EXTRACTED RECORDS:
★ ★ ★

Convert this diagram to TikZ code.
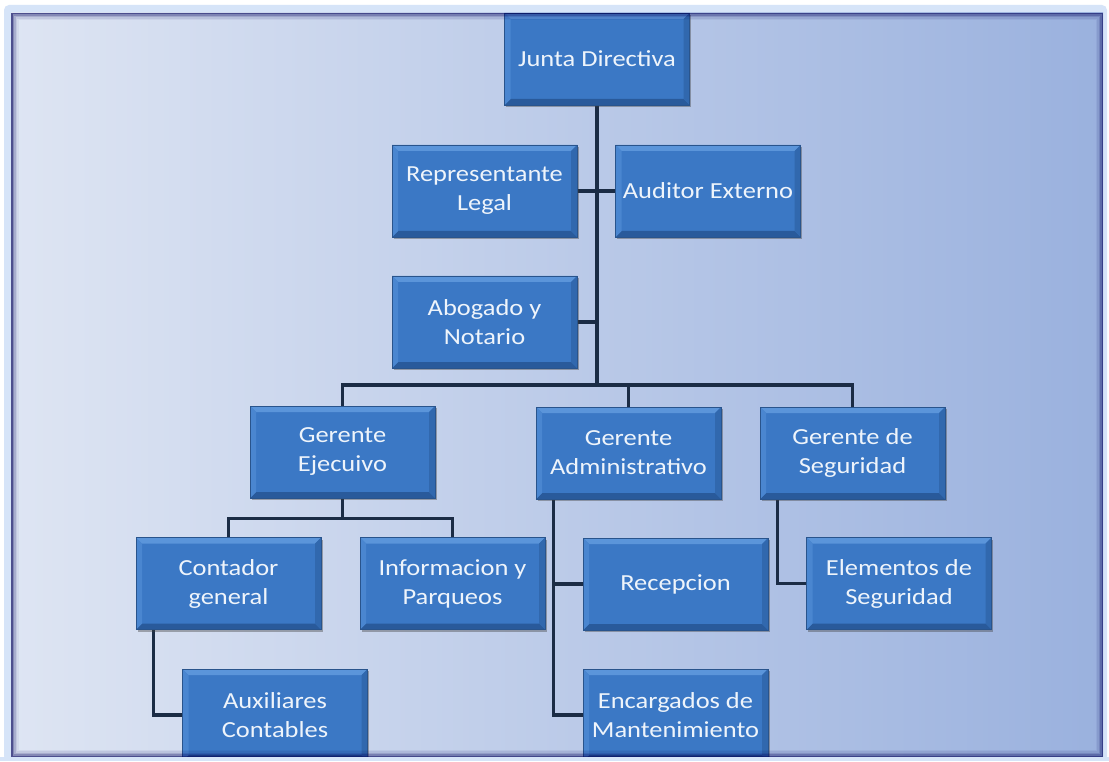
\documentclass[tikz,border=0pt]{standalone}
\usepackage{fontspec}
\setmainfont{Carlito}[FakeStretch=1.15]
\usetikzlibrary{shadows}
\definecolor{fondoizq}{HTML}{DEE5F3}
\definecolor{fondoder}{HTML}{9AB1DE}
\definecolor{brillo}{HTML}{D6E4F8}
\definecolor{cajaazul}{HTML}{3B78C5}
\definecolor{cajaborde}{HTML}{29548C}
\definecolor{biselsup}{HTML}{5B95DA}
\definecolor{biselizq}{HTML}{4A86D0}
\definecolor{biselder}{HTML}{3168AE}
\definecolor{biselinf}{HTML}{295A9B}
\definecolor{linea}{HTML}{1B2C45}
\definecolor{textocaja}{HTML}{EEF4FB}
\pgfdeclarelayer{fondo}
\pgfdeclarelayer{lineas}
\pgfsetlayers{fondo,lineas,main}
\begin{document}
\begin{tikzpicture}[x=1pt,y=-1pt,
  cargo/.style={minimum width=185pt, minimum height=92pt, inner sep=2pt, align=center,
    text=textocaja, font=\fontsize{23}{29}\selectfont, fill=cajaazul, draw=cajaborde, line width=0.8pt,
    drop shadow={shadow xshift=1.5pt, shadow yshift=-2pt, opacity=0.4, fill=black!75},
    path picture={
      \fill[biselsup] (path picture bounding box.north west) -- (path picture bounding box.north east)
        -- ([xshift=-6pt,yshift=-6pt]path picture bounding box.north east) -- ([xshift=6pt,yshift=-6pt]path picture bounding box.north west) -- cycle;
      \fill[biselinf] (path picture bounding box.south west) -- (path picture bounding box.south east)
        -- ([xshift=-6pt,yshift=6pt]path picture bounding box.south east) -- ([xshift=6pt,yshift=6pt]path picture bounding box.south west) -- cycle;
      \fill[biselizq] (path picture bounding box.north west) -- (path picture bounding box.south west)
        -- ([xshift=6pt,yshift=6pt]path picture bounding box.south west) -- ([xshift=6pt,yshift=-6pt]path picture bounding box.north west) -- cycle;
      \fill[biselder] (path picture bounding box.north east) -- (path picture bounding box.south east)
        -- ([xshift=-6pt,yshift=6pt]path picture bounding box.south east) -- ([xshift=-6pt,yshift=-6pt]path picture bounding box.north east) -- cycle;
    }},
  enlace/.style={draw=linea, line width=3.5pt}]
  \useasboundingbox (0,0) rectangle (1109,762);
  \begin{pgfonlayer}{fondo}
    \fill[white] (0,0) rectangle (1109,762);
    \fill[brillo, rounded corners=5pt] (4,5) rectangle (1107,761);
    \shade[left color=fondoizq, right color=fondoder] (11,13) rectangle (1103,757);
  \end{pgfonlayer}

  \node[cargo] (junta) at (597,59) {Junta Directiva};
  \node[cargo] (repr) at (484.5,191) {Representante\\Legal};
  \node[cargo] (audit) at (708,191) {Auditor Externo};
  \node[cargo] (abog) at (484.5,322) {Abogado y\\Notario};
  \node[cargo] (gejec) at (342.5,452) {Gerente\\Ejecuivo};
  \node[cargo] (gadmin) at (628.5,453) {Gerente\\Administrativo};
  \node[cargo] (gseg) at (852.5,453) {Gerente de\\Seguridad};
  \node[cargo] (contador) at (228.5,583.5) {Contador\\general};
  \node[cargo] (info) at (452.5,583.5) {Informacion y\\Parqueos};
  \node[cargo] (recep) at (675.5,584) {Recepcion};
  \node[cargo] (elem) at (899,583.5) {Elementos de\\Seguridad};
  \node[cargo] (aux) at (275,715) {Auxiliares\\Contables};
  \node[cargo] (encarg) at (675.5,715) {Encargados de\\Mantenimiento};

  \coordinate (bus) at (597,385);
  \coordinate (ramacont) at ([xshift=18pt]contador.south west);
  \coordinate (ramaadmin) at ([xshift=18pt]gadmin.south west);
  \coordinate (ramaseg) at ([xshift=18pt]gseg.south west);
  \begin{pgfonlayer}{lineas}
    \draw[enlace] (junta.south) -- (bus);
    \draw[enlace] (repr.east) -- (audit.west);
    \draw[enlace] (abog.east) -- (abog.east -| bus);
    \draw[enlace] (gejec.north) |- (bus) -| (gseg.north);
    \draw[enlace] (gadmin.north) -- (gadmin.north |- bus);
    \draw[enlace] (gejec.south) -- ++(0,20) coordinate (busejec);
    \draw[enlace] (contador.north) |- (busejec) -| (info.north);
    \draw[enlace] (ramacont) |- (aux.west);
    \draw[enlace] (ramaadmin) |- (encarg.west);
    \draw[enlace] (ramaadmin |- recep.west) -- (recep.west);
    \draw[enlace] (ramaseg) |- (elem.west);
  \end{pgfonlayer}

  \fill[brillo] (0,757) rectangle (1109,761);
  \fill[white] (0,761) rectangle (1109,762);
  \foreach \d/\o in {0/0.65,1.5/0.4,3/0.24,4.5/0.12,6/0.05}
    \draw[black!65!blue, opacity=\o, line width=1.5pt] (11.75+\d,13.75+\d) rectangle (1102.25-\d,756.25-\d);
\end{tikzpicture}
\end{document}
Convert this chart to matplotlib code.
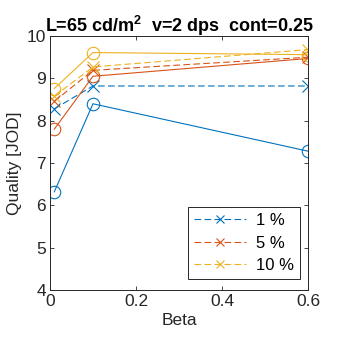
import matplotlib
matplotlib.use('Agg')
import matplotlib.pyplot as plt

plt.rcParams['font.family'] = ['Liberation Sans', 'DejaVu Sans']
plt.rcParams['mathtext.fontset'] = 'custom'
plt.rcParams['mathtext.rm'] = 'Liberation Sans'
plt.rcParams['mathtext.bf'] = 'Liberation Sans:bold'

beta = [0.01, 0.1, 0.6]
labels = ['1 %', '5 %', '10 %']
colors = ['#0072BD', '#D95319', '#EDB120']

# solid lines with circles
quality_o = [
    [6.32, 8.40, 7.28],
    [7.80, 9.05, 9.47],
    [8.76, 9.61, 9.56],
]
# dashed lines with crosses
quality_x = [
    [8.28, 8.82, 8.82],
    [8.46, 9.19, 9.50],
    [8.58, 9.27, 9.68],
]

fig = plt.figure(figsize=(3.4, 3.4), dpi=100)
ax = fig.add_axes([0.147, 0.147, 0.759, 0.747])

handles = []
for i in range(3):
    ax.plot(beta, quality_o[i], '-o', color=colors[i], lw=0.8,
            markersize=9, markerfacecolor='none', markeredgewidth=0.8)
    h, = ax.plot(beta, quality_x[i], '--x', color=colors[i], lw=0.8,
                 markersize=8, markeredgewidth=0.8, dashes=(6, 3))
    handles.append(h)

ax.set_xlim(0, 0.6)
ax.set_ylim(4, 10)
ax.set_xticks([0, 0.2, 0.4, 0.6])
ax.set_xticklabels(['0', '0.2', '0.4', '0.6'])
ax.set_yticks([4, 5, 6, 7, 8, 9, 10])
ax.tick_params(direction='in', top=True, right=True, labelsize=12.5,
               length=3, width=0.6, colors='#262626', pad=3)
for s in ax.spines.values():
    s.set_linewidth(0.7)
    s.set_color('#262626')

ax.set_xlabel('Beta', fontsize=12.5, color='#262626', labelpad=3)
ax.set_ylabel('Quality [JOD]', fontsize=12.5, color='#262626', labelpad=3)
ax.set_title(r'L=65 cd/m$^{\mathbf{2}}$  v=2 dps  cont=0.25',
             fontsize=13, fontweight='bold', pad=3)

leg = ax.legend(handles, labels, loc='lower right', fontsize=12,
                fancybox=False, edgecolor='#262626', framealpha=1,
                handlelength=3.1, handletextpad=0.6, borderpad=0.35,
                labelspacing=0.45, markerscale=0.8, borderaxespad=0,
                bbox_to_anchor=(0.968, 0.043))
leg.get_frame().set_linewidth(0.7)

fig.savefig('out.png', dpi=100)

★ ★ ★

PROBLEM STATEMENT:
Leaving out all pictures, set down exactly the lines of the material above, from the line with "Convert this chart to matplotlib code." to the line with "ax = fig.add_axes([0.147, 0.147, 0.759, 0.747])" inclusive, and no others.

TASK RESPONSE:
Convert this chart to matplotlib code.
import matplotlib
matplotlib.use('Agg')
import matplotlib.pyplot as plt

plt.rcParams['font.family'] = ['Liberation Sans', 'DejaVu Sans']
plt.rcParams['mathtext.fontset'] = 'custom'
plt.rcParams['mathtext.rm'] = 'Liberation Sans'
plt.rcParams['mathtext.bf'] = 'Liberation Sans:bold'

beta = [0.01, 0.1, 0.6]
labels = ['1 %', '5 %', '10 %']
colors = ['#0072BD', '#D95319', '#EDB120']

# solid lines with circles
quality_o = [
    [6.32, 8.40, 7.28],
    [7.80, 9.05, 9.47],
    [8.76, 9.61, 9.56],
]
# dashed lines with crosses
quality_x = [
    [8.28, 8.82, 8.82],
    [8.46, 9.19, 9.50],
    [8.58, 9.27, 9.68],
]

fig = plt.figure(figsize=(3.4, 3.4), dpi=100)
ax = fig.add_axes([0.147, 0.147, 0.759, 0.747])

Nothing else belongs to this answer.